Paper
Saturday, November 12, 2005
This presentation is part of : Simulation in Education
Old Wine New Bottle: Simulated Clinical Experience
Beverly S. Reigle, PhD, RN, Nancy Henne Batchelor, MSN, RNc, CNS, Eileen Wood Werdman, MSN, RN, CNS, and Jeanine Karle Swails, MSN, CNRN, CNS. USA
Learning Objective #1: Discuss the application of Social Cognitive Theory in a simulated clinical setting
Learning Objective #2: Discuss strategies for facilitating the processes of observational learning

The simulated clinical experience (SCE) is a teaching-learning approach that engages the students' critical reasoning skills, immerses them in the waters of professionalism and creates opportunities for the development of competent therapeutic actions. This approach is based on social cognitive theory as proposed by Bandura (1986). According to the theory, most behavior is learned observationally or through modeling. Modeling is comprised of four processes, attention, retention, motor reproduction, and motivation.

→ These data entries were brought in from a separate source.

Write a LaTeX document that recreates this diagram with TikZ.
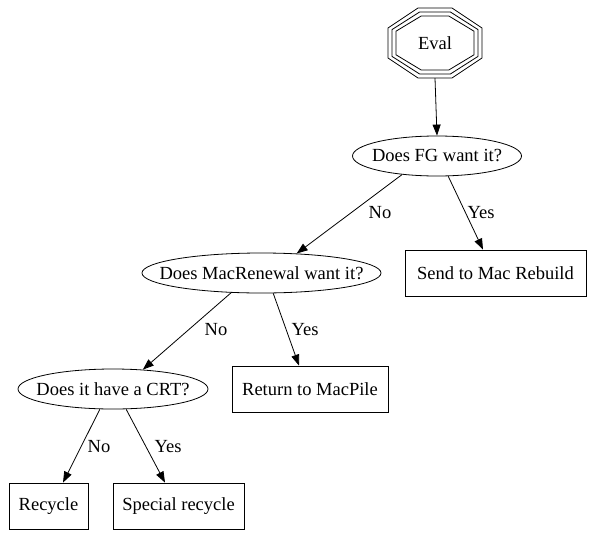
\documentclass[tikz,border=0pt]{standalone}
\usepackage{fontspec}
\setmainfont{Liberation Serif}
\usetikzlibrary{shapes.geometric,arrows.meta,calc}
\tikzset{
  every node/.style={font=\fontsize{18.5}{20}\selectfont, inner sep=0pt},
  qnode/.style={draw, ellipse, inner sep=0pt, minimum height=40pt, line width=0.8pt},
  box/.style={draw, rectangle, minimum height=46pt, line width=0.8pt},
  edge/.style={draw, line width=0.8pt, -{Triangle[length=11pt,width=8pt]}},
  lbl/.style={font=\fontsize{18.5}{20}\selectfont},
  oct/.style={draw, line width=0.8pt}
}
\begin{document}
\begin{tikzpicture}[x=1pt,y=-1pt]
\useasboundingbox (0,0) rectangle (591,538);
% Eval (triple octagon)
\node[minimum width=94pt, minimum height=70pt] (eval) at (435,43) {Eval};
\foreach \d in {0,4,8}{
  \pgfmathsetmacro{\w}{47-\d}
  \pgfmathsetmacro{\h}{35-\d}
  \pgfmathsetmacro{\a}{17-0.4*\d}
  \pgfmathsetmacro{\b}{15-0.4*\d}
  \draw[oct] ($(eval.center)+(-\a,-\h)$) -- ($(eval.center)+(\a,-\h)$) -- ($(eval.center)+(\w,-\b)$) -- ($(eval.center)+(\w,\b)$) -- ($(eval.center)+(\a,\h)$) -- ($(eval.center)+(-\a,\h)$) -- ($(eval.center)+(-\w,\b)$) -- ($(eval.center)+(-\w,-\b)$) -- cycle;
}
\node[qnode, minimum width=169pt] (fg) at (437,156) {\makebox[0pt]{Does FG want it?}};
\node[box, minimum width=181pt] (send) at (495.5,273) {Send to Mac Rebuild};
\node[qnode, minimum width=239pt] (mr) at (261.5,273) {\makebox[0pt]{Does MacRenewal want it?}};
\node[box, minimum width=156pt] (ret) at (310,389) {Return to MacPile};
\node[qnode, minimum width=190pt] (crt) at (113,389) {\makebox[0pt]{Does it have a CRT?}};
\node[box, minimum width=79pt] (rec) at (48.5,506) {Recycle};
\node[box, minimum width=131pt] (spec) at (178.5,506) {Special recycle};

\coordinate (sendin) at (send.north -| 483,0);
\coordinate (retin) at (ret.north -| 299,0);
\coordinate (recin) at (rec.north -| 63,0);
\coordinate (specin) at (spec.north -| 165,0);

\draw[edge] (eval.south) -- (fg.north);
\draw[edge] (fg.208) -- (mr.29) node[lbl] at (380,213) {No};
\draw[edge] (fg.299) -- (sendin) node[lbl] at (481,213) {Yes};
\draw[edge] (mr.213) -- (crt.33) node[lbl] at (216,330) {No};
\draw[edge] (mr.300) -- (retin) node[lbl] at (305,330) {Yes};
\draw[edge] (crt.237) -- (recin) node[lbl] at (99,447) {No};
\draw[edge] (crt.303) -- (specin) node[lbl] at (168,447) {Yes};
\end{tikzpicture}
\end{document}
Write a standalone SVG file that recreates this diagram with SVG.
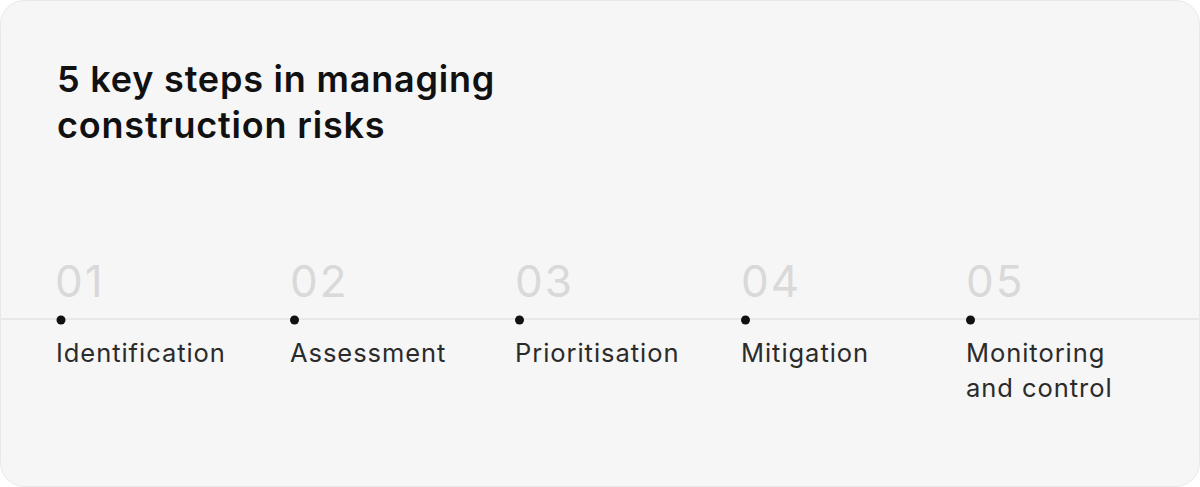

The SCE facilitates the student's journey through each of these processes. Faculty serve as engaging models exhibiting professional, competent and caring behaviors to be attended to by the student. Modeled behaviors include, but are not limited to, wearing appropriate attire and identification, communicating in a respectful and knowledgeable manner, performing therapeutic activities with competence, adhering to ethical principles, and promoting the importance of asepsis. Although observational learning may resemble the old wine of apprenticeship, the context in which it occurs is a new bottle. In this case, the new bottle is the laboratory milieu; designed to resemble an eleven-bed unit. Patient-manikins are assigned to a room, have medical records with culturally-diverse demographic data, wear identification bands and are interacted with and cared for as if real. Prior to entering the laboratory setting, students are expected to don a lab coat, dress in professional attire, wear an identification (ID) badge, and wash hands. Upon entering a patient-manikin's room, the student consistently introduces him/herself, addresses the patient by name, and checks the patient's ID band. To prepare for a SCE, relevant didactic content is presented, readings are assigned and students view a CD of the nursing activities modeled by a faculty. The modeled activities are accessible on computers located in each patient-manikin's room. This allows the student to observe the modeled behavior, reproduce it, and receive corrective feedback until mastery is achieved.